- _REQUIREMENTS_
Make an exact copy of the data below, leaving out every picture.

- _COLLECTED DATA_
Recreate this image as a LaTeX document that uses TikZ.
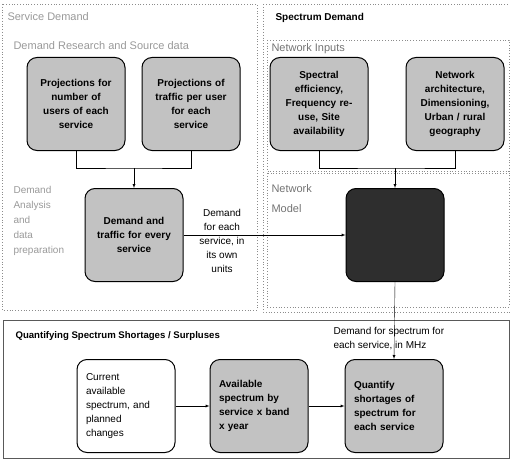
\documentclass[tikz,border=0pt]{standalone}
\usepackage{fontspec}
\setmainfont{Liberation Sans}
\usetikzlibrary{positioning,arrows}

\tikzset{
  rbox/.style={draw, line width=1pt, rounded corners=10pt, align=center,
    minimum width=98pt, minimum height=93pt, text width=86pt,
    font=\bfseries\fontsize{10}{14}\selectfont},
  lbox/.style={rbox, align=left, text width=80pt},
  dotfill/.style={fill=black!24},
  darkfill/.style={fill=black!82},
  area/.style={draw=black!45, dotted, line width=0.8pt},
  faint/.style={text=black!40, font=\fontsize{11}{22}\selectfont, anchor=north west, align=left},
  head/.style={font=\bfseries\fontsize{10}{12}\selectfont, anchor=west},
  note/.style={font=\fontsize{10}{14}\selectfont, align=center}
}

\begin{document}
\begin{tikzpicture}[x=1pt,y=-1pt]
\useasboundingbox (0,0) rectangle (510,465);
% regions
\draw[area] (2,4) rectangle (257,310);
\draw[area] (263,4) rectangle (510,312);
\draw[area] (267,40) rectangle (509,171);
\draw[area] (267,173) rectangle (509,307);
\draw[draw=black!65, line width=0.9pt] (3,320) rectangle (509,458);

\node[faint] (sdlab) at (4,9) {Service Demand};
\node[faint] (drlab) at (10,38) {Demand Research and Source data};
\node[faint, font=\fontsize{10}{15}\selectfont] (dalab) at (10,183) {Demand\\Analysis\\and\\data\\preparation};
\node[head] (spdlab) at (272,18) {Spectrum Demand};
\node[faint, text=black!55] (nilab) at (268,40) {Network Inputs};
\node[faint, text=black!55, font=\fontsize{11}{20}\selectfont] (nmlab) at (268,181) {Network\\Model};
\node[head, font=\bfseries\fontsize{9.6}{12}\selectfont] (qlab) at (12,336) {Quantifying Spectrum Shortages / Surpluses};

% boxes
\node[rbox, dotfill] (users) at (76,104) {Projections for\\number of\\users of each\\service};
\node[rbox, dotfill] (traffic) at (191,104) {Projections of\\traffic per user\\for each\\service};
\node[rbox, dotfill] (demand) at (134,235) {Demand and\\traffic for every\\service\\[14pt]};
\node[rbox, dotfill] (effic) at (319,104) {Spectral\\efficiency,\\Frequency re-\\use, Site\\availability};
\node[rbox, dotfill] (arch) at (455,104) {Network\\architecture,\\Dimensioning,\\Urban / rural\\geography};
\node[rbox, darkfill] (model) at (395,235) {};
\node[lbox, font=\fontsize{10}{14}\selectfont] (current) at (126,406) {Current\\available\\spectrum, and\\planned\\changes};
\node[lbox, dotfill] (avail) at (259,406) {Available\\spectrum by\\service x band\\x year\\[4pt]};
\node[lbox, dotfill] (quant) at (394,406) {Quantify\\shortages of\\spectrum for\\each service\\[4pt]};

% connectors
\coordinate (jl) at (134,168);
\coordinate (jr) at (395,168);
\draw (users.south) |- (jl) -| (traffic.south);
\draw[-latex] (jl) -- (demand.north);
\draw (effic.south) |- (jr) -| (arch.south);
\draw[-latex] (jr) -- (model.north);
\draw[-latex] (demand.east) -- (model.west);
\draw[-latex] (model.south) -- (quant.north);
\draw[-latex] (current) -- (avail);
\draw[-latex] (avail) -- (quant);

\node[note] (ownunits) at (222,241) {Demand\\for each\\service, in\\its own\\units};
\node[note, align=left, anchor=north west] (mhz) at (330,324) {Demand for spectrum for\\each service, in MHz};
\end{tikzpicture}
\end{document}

- _FINISHED ANSWER_
Recreate this image as a LaTeX document that uses TikZ.
\documentclass[tikz,border=0pt]{standalone}
\usepackage{fontspec}
\setmainfont{Liberation Sans}
\usetikzlibrary{positioning,arrows}

\tikzset{
  rbox/.style={draw, line width=1pt, rounded corners=10pt, align=center,
    minimum width=98pt, minimum height=93pt, text width=86pt,
    font=\bfseries\fontsize{10}{14}\selectfont},
  lbox/.style={rbox, align=left, text width=80pt},
  dotfill/.style={fill=black!24},
  darkfill/.style={fill=black!82},
  area/.style={draw=black!45, dotted, line width=0.8pt},
  faint/.style={text=black!40, font=\fontsize{11}{22}\selectfont, anchor=north west, align=left},
  head/.style={font=\bfseries\fontsize{10}{12}\selectfont, anchor=west},
  note/.style={font=\fontsize{10}{14}\selectfont, align=center}
}

\begin{document}
\begin{tikzpicture}[x=1pt,y=-1pt]
\useasboundingbox (0,0) rectangle (510,465);
% regions
\draw[area] (2,4) rectangle (257,310);
\draw[area] (263,4) rectangle (510,312);
\draw[area] (267,40) rectangle (509,171);
\draw[area] (267,173) rectangle (509,307);
\draw[draw=black!65, line width=0.9pt] (3,320) rectangle (509,458);

\node[faint] (sdlab) at (4,9) {Service Demand};
\node[faint] (drlab) at (10,38) {Demand Research and Source data};
\node[faint, font=\fontsize{10}{15}\selectfont] (dalab) at (10,183) {Demand\\Analysis\\and\\data\\preparation};
\node[head] (spdlab) at (272,18) {Spectrum Demand};
\node[faint, text=black!55] (nilab) at (268,40) {Network Inputs};
\node[faint, text=black!55, font=\fontsize{11}{20}\selectfont] (nmlab) at (268,181) {Network\\Model};
\node[head, font=\bfseries\fontsize{9.6}{12}\selectfont] (qlab) at (12,336) {Quantifying Spectrum Shortages / Surpluses};

% boxes
\node[rbox, dotfill] (users) at (76,104) {Projections for\\number of\\users of each\\service};
\node[rbox, dotfill] (traffic) at (191,104) {Projections of\\traffic per user\\for each\\service};
\node[rbox, dotfill] (demand) at (134,235) {Demand and\\traffic for every\\service\\[14pt]};
\node[rbox, dotfill] (effic) at (319,104) {Spectral\\efficiency,\\Frequency re-\\use, Site\\availability};
\node[rbox, dotfill] (arch) at (455,104) {Network\\architecture,\\Dimensioning,\\Urban / rural\\geography};
\node[rbox, darkfill] (model) at (395,235) {};
\node[lbox, font=\fontsize{10}{14}\selectfont] (current) at (126,406) {Current\\available\\spectrum, and\\planned\\changes};
\node[lbox, dotfill] (avail) at (259,406) {Available\\spectrum by\\service x band\\x year\\[4pt]};
\node[lbox, dotfill] (quant) at (394,406) {Quantify\\shortages of\\spectrum for\\each service\\[4pt]};

% connectors
\coordinate (jl) at (134,168);
\coordinate (jr) at (395,168);
\draw (users.south) |- (jl) -| (traffic.south);
\draw[-latex] (jl) -- (demand.north);
\draw (effic.south) |- (jr) -| (arch.south);
\draw[-latex] (jr) -- (model.north);
\draw[-latex] (demand.east) -- (model.west);
\draw[-latex] (model.south) -- (quant.north);
\draw[-latex] (current) -- (avail);
\draw[-latex] (avail) -- (quant);

\node[note] (ownunits) at (222,241) {Demand\\for each\\service, in\\its own\\units};
\node[note, align=left, anchor=north west] (mhz) at (330,324) {Demand for spectrum for\\each service, in MHz};
\end{tikzpicture}
\end{document}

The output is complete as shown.